Но чтобы разобраться в этом многообразии, нужно было заняться созданием теории первобытной экономики. Без этого было совершенно невозможно выявить, какими именно были исходные, первоначальные экономические отношения. Созданием этой теории я, начиная с 70-х годов, и занялся. Результаты моих исследований были изложены в целом ряде статей[3] и, наконец, в монографии „Экономическая этнология. Первобытное и раннее предклассовое общество" (4.1–3. М., 1993, XVI, 710 е.). В последней работе была представлена целостная система категорий, воспроизводящая не только статику, но и динамику социально-экономической структуры собственно первобытного (первобытно-коммунистического и первобытно-престижного) общества. Были выявлены как основные стадии эволюции доклассовой экономики, так и закономерности перехода от одного такого этапа к другому. Была прослежена объективная логика развития экономики от стадии безраздельного господства первобытного коммунизма до зарождения политарного („азиатского") способа производства, с которым человечество вступило в эпоху цивилизации.

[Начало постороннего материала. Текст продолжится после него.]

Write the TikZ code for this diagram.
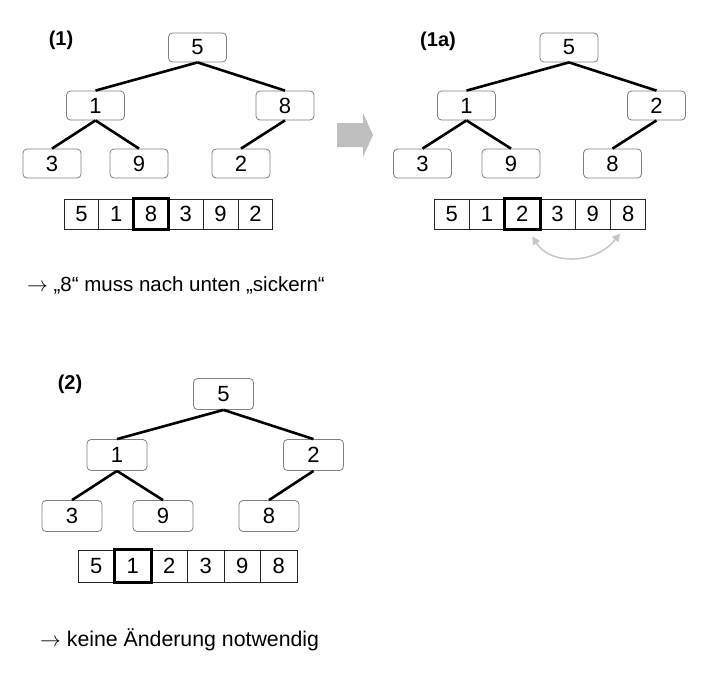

Но самым важным для решения проблемы социогенеза было выявление того факта, что первобытно-коммунистические отношения, которые безраздельно господствовали на самой ранней стадии первобытного общества, не просто вначале существовали, а затем разлагались, как считалось в нашей литературе, а развивались, эволюционировали, что существовало несколько качественно отличных форм этих отношений. Опираясь на обширный этнографический материал, мне удалось установить самую раннюю, изначальную форму первобытно-коммунистических отношений, которую я назвал разборно-коммуналистическими отношениями.
При этой форме коммуналистического распределения пи один член общины не получал свою долю от кого-то. Он просто подходил и сам брал ее из добытого любыми членами коллектива продукта, причем с таким расчетом, чтобы это не лишило остальных общинников возможности и удовлетворить свои потребности. При таких отношениях вся пища находилась не только в полной собственности, но и в безраздельном распоряжении коллектива. Ею мог распоряжаться только коллектив в целом, но ни один из его членов, взятый в отдельности. Каждый член коллектива имел право на долю продукта, но она не поступала ни в его собственность, ни в его распоряжение, а только в его пользование. Он не мог ее употребить для какой-либо иной цели, кроме непосредственного физического потребления. Вследствие этого процесс потребления был одновременно и процессом распределения.